__SOURCE EXCERPT__

::::::::::

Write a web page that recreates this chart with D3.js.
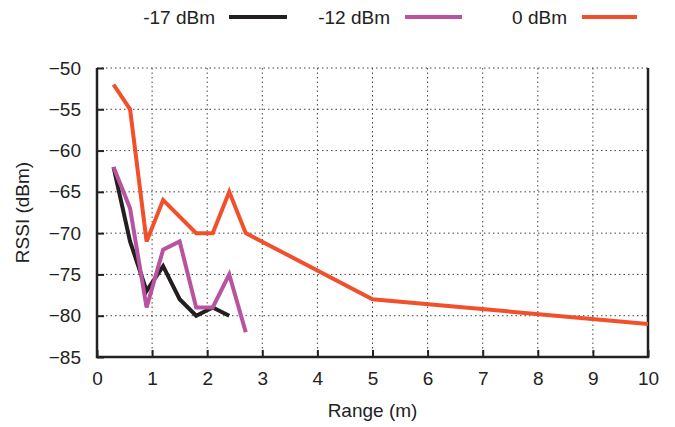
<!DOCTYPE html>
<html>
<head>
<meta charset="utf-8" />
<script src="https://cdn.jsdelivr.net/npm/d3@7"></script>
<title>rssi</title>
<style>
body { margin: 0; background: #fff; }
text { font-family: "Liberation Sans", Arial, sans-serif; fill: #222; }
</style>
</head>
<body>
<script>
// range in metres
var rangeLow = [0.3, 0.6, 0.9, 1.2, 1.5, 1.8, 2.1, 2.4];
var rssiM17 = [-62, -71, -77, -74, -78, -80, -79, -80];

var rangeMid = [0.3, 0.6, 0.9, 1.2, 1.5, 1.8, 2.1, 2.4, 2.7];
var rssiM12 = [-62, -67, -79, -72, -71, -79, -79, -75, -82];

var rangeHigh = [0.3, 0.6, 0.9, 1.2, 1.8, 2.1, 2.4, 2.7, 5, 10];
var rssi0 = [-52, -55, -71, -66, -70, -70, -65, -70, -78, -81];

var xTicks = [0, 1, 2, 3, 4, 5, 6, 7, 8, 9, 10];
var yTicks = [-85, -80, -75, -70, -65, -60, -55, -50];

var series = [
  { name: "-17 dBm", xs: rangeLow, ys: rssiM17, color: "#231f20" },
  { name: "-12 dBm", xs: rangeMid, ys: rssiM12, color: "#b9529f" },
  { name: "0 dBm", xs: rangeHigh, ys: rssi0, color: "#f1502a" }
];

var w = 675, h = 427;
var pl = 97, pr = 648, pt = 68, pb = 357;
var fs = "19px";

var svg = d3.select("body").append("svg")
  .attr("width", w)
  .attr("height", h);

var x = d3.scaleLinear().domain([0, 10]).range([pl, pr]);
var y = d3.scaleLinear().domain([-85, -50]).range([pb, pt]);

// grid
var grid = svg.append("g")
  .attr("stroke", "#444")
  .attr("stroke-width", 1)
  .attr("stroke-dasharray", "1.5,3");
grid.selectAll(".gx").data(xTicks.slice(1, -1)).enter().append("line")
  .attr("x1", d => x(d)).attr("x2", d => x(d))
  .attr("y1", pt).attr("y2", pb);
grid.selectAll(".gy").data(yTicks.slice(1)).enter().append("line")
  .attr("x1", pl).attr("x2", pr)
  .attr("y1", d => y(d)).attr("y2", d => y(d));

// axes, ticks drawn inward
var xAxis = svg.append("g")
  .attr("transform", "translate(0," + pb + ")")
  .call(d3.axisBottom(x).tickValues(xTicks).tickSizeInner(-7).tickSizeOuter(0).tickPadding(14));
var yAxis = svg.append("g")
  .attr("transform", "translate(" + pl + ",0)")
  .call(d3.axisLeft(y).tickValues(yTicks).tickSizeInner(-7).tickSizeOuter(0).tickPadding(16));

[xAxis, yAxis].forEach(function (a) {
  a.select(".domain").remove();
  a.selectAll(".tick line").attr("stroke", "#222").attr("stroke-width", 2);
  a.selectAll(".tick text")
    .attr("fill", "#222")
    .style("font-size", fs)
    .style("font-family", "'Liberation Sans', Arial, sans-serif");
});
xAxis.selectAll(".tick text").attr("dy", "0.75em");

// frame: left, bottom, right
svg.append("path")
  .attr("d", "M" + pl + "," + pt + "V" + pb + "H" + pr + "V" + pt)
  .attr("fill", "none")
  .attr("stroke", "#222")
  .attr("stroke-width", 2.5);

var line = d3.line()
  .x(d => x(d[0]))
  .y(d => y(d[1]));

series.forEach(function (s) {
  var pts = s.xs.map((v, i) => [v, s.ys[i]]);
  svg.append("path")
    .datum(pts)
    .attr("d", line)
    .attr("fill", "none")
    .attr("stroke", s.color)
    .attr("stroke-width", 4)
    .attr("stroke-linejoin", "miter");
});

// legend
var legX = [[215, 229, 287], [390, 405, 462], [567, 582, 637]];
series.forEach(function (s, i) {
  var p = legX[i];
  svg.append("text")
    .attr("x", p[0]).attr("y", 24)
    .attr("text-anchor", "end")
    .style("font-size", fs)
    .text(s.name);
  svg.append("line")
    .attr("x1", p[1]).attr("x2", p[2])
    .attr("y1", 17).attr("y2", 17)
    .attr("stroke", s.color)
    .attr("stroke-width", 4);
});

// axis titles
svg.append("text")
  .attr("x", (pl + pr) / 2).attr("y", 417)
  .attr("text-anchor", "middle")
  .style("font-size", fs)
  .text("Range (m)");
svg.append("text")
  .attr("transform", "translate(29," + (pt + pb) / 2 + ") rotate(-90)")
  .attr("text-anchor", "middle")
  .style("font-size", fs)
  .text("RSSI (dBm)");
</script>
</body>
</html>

::::::::::

__TASK GOAL__
Please reproduce the listing exactly from its opening line through the line that contains "-79, -75, -82];", both included, with all pictures omitted.

__TASK OUTPUT__
Write a web page that recreates this chart with D3.js.
<!DOCTYPE html>
<html>
<head>
<meta charset="utf-8" />
<script src="https://cdn.jsdelivr.net/npm/d3@7"></script>
<title>rssi</title>
<style>
body { margin: 0; background: #fff; }
text { font-family: "Liberation Sans", Arial, sans-serif; fill: #222; }
</style>
</head>
<body>
<script>
// range in metres
var rangeLow = [0.3, 0.6, 0.9, 1.2, 1.5, 1.8, 2.1, 2.4];
var rssiM17 = [-62, -71, -77, -74, -78, -80, -79, -80];

var rangeMid = [0.3, 0.6, 0.9, 1.2, 1.5, 1.8, 2.1, 2.4, 2.7];
var rssiM12 = [-62, -67, -79, -72, -71, -79, -79, -75, -82];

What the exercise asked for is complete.